After my surf lesson, I had lunch with the best kind of stranger of all–another mast cell disease patient, Lisa Cairncross. Stranger, of course, is a bit of a stretch. Like most MCAS patients, we had never met in person, but Lisa has been a kind and generous friend for many years through social media. We shared stories and laughed at jokes that only those with mast cell disease can appreciate. I am hoping to visit her again this winter.
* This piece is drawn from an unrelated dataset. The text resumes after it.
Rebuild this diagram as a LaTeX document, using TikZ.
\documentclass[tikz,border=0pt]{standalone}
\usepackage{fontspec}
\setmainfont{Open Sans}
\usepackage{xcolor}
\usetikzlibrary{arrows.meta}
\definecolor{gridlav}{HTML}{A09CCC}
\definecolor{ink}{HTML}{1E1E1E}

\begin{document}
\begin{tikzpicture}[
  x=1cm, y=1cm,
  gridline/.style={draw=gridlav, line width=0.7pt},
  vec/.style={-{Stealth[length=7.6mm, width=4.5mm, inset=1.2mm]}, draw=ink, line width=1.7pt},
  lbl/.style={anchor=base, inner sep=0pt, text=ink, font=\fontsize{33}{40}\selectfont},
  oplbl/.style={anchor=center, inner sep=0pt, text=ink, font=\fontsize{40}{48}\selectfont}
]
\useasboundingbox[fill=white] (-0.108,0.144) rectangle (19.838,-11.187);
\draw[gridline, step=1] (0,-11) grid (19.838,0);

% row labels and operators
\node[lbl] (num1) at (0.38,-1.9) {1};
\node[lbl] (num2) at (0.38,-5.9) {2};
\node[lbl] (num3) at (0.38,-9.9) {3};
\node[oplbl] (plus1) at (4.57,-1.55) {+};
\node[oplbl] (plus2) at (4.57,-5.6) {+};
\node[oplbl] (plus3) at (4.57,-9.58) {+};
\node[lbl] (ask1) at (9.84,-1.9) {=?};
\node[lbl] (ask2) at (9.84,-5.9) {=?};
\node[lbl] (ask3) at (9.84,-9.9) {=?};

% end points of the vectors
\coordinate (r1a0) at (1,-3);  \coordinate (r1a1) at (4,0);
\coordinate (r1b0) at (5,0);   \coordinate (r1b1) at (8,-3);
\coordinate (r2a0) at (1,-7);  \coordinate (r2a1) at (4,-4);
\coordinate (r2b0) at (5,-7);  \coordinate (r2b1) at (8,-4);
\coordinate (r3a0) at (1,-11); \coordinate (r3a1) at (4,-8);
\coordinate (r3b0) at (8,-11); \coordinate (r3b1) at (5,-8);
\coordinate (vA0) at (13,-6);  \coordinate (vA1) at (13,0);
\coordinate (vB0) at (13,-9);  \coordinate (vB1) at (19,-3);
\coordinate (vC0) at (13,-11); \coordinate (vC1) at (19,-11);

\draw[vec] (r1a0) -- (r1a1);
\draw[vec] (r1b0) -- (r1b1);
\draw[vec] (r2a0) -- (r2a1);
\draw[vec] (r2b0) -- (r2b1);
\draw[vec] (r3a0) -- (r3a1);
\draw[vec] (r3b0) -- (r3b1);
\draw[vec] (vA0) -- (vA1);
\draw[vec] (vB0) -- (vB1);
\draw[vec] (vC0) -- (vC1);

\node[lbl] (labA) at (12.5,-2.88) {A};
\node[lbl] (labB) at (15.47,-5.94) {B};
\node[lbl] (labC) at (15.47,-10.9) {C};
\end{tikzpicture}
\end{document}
Of course, the trip wasn’t perfect.

  1. I thought that because remission eliminated my vertigo, I would no longer be afraid of heights. So, my friend and I rode Seattle’s ferris wheel. After five years of not crying for lots of barbaric procedures, I almost burst into tears a quarter of the way up. I seriously considered opening the door and jumping into the ocean. Instead, I did what I am trained to do when my body starts reacting inappropriately. I dug into my purse and dry swallowed two Benadryl out of sheer panic. Spoiler alert: Benadryl does not cure ferris wheel phobias either.
  2. We stopped for the night in Southern Oregon, which is closer to Mexico than Minnesota. So, I thought the Mexican food would be better. I ordered the vegetarian nachos. I had to ask my friend to help me identify the vegetables, because it was basically chips, cheese, and guacamole with onions, sliced and diced; squash; zucchini; carrots; and broccoli. No beans. If this is what being vegetarian means, I quit.
  3. I picked the full body wetsuit for my surf lesson, because I was worried I’d be cold (I forget I don’t have dysautonomia anymore). The instructor warned me the full-body wetsuit was a nightmare and he was totally right. My knuckles bled as I tried to drag it up my legs. My friend grabbed both sides and I tried to bounce in. When it finally scraped its way up to my waist, I cheered, but my friend gasped, “Oh my god. Your butt.” My butt blew out the wetsuit cheek to cheek, which I thought was hilarious, since I was wearing a swimming suit. Then my friend informed me my butt was no longer wearing the swimsuit. 

My vacation was amazing because of the people.

For so many years, I would say, “It takes me awhile to warm up to new people.” I considered myself an introvert, but really, I was a raging extrovert stuck in survival mode. When your body is screaming, connection is not a priority. 

When I went into remission, people got excited. I received more attention than when I needed help the most. I was congratulated and praised by people who let me down or hurt me.

The strangest thing happened: I let them be excited. I even made plans with some of them. I guess when the pain left, it took the anger away with it. I stopped holding space for the past and began meeting people where they were. 

So far, the best gift of remission is discovering people aren’t so terrible. (If anything is terrible, it’s chronic pain and illness.) Introvert or extrovert, we all need people–even if it’s just to wriggle us into a wetsuit and tell us our butt crack is showing.